Como um conjunto de objetos e modos de produzi-los, a técnica sempre foi, irremediavelmente, uma expressão da sociedade em seus diferentes momentos históricos. Lewis Mumford, em seu clássico (e esplêndido) Técnica e civilização, nos mostra, por exemplo, como as primeiras “técnicas” de produção capitalista não se basearam na invenção de novas máquinas que permitiram uma produção em massa, mas, ao contrário, no controle dos espaços e de horários de trabalho. Não houve no começo nenhuma inovação tecnológica.
Os primeiros capitalistas se limitaram a obrigar os operários a trabalhar em recintos fechados onde pudessem ser controlados (e não em suas casas onde trabalhavam por encomenda e eram recompensados por peça. Nesses recintos, as primeiras fábricas impulsionaram um controle do horário e do ritmo de trabalho). Foi somente após essa operação de controle, “gestão” (como é dito hoje) e serialização do trabalho, que a ideia de automatizar a produção começou a se desenvolver. As máquinas são fruto da organização do trabalho e não o contrário.
Ao longo do século XIX, a nova ideia de “progresso” (que, no sentido moderno, começou a se desenvolver apenas no século XVIII) incorporou o desenvolvimento tecnológico como um de seus fundamentos. É notável, além disso, que, no início, existisse quase uma sinonímia entre progresso tecnológico e progresso industrial. Em Comte, por exemplo, são equivalentes. É no âmbito nebuloso e mutável do que indicava e indica a palavra “progresso”, que a técnica começou a ser concebida como autônoma. A humanidade, desse modo, avança inevitavelmente em direção a uma melhoria em suas condições de vida. Não é uma escolha, mas um destino (e o desenvolvimento técnico é um de seus pilares).
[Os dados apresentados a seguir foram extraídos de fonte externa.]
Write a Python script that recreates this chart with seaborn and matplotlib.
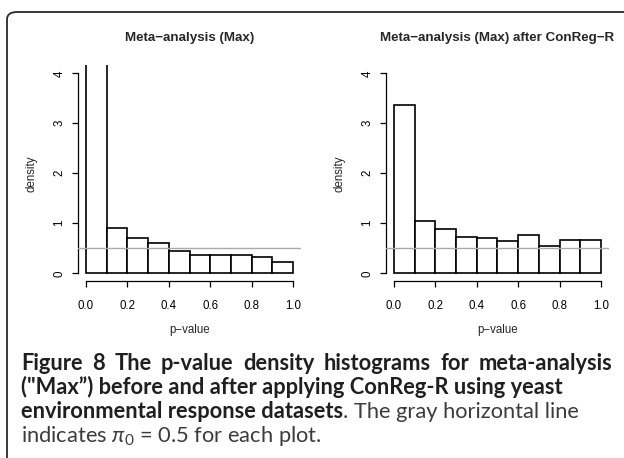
import matplotlib
matplotlib.use("Agg")
import matplotlib.pyplot as plt
import seaborn as sns
import numpy as np
from matplotlib.patches import FancyBboxPatch

# ---- data ----
bin_edges = [0.0, 0.1, 0.2, 0.3, 0.4, 0.5, 0.6, 0.7, 0.8, 0.9, 1.0]
before_density = [5.70, 0.90, 0.70, 0.61, 0.44, 0.36, 0.37, 0.37, 0.32, 0.23]
after_density = [3.37, 1.05, 0.89, 0.73, 0.71, 0.64, 0.76, 0.55, 0.67, 0.67]
pi0 = 0.5
titles = ["Meta\u2212analysis (Max)", "Meta\u2212analysis (Max) after ConReg\u2212R"]
x_ticks = [0.0, 0.2, 0.4, 0.6, 0.8, 1.0]
x_ticklabels = ["0.0", "0.2", "0.4", "0.6", "0.8", "1.0"]
y_ticks = [0, 1, 2, 3, 4]
y_ticklabels = ["0", "1", "2", "3", "4"]
x_label = "p\u2212value"
y_label = "density"
caption_line1 = "Figure 8 The p-value density histograms for meta-analysis"
caption_line2 = "(\"Max\u201d) before and after applying ConReg-R using yeast"
caption_line3_bold = "environmental response datasets"
caption_line3_rest = ". The gray horizontal line"
caption_line4 = r"indicates $\pi_0$ = 0.5 for each plot."

sns.set_theme(style="white")
plt.rcParams["font.family"] = ["Liberation Sans", "DejaVu Sans"]
plt.rcParams["mathtext.fontset"] = "custom"
plt.rcParams["mathtext.rm"] = "Lato"
plt.rcParams["mathtext.it"] = "Lato:italic"

W, H = 624, 458
fig = plt.figure(figsize=(W / 100, H / 100), dpi=100)
fig.patch.set_facecolor("white")

def fx(px):
    return px / W

def fy(py):
    return 1 - py / H

# border (rounded box, open to the right and bottom)
box = FancyBboxPatch((fx(7), fy(470)), fx(700), (470 - 12) / H,
                     boxstyle="round,pad=0,rounding_size=0.016",
                     transform=fig.transFigure, fill=False,
                     edgecolor="#2a2a2a", linewidth=1.3, clip_on=False)
fig.add_artist(box)

centers = [(bin_edges[i] + bin_edges[i + 1]) / 2 for i in range(len(bin_edges) - 1)]
panels = [(77.7, before_density), (385.7, after_density)]
ax_w = 223.6
ax_top, ax_bot = 65.3, 281.3

for (left, dens), title in zip(panels, titles):
    ax = fig.add_axes([fx(left), fy(ax_bot), ax_w / W, (ax_bot - ax_top) / H])
    sns.histplot(x=centers, weights=dens, bins=bin_edges, stat="count",
                 color="white", edgecolor="black", linewidth=1.2, alpha=1,
                 ax=ax)
    ax.axhline(pi0, color="#aaaaaa", linewidth=1.0, zorder=5)
    ax.set_xlim(-0.04, 1.04)
    ax.set_ylim(-0.16, 4.16)
    ax.set_facecolor("white")
    for s in ["top", "right"]:
        ax.spines[s].set_visible(False)
    ax.spines["bottom"].set_bounds(0, 1)
    ax.spines["left"].set_bounds(0, 4)
    for s in ["bottom", "left"]:
        ax.spines[s].set_color("black")
        ax.spines[s].set_linewidth(0.9)
    ax.set_xticks(x_ticks)
    ax.set_xticklabels(x_ticklabels)
    ax.set_yticks(y_ticks)
    ax.set_yticklabels(y_ticklabels, rotation=90, va="center")
    ax.tick_params(axis="both", direction="out", length=4.2, width=0.9,
                   colors="black", labelsize=8.3, bottom=True, left=True)
    ax.tick_params(axis="x", pad=9)
    ax.tick_params(axis="y", pad=4.5)
    ax.set_xlabel("")
    ax.set_ylabel("")
    cx = left + ax_w / 2
    fig.text(fx(cx), fy(38.5), title, ha="center", va="center",
             fontsize=9.6, fontweight="bold")
    fig.text(fx(cx), fy(330.5), x_label, ha="center", va="center", fontsize=8.3)
    fig.text(fx(left - 46.5), fy((ax_top + ax_bot) / 2), y_label, ha="center",
             va="center", rotation=90, fontsize=8.3)

# ---- caption ----
cap_font = ["Lato", "DejaVu Sans"]
bold_col = "#1f1f1f"
norm_col = "#3c3c3c"
fig.canvas.draw()
r = fig.canvas.get_renderer()

def width_of(s, size, weight):
    t = fig.text(0, 0, s, fontsize=size, fontweight=weight, family=cap_font)
    w = t.get_window_extent(r).width
    t.remove()
    return w

x0 = 21
fs = 1.03 * 12 * (545 - x0) / width_of(caption_line2, 12, "bold")

# line 1: justified to full width
words = caption_line1.split(" ")
ww = [width_of(w_, fs, "bold") for w_ in words]
gap = (612 - x0 - sum(ww)) / (len(words) - 1)
xpos = x0
for w_, wd in zip(words, ww):
    fig.text(fx(xpos), fy(369.5), w_, ha="left", va="baseline", fontsize=fs,
             fontweight="bold", family=cap_font, color=bold_col)
    xpos += wd + gap

fig.text(fx(x0), fy(393.5), caption_line2, ha="left", va="baseline",
         fontsize=fs, fontweight="bold", family=cap_font, color=bold_col)
b3 = width_of(caption_line3_bold, fs, "bold")
fig.text(fx(x0), fy(417.5), caption_line3_bold, ha="left", va="baseline",
         fontsize=fs, fontweight="bold", family=cap_font, color=bold_col)
fig.text(fx(x0 + b3), fy(417.5), caption_line3_rest, ha="left", va="baseline",
         fontsize=fs, family=cap_font, color=norm_col)
fig.text(fx(x0), fy(442), caption_line4, ha="left", va="baseline",
         fontsize=fs, family=cap_font, color=norm_col)

fig.savefig("out.png", dpi=100)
Desde então, o progresso tem uma aura de fatalidade que reverberou tanto na cultura popular, como na filosofia. Basta que pensemos na imagem sinistra do Anjo da História de Benjamin, a quem “o vendaval empurra sem parar o futuro para o qual vira as costas, ao passo que diante dele o acúmulo de ruínas cresce em direção ao céu. Essa tempestade é o que chamamos de progresso”. Um “vendaval”, um elemento da natureza que escapa ao controle da humanidade e é, inclusive, ameaçador.
A sinonímia entre os adjetivos “técnico” e “industrial” no século XIX nos indica claramente que a ideia de progresso técnico pertence, já na origem, completamente ao âmbito capitalista. Não teria ocorrido esse desenvolvimento fantástico, se não fosse o modo historicamente particular de exploração da força de trabalho. Ao considerá-la dessa maneira abstrata e quantitativa, que Marx analisou tão detalhadamente, a porta se abriu para a mecanização generalizada e a todos os seus avatares subsequentes (como a robotização e o “algoritmo”). O corpo concreto da pessoa concreta capaz de executar uma tarefa concreta, em sua totalidade, deixou de ser o fundamento do trabalho.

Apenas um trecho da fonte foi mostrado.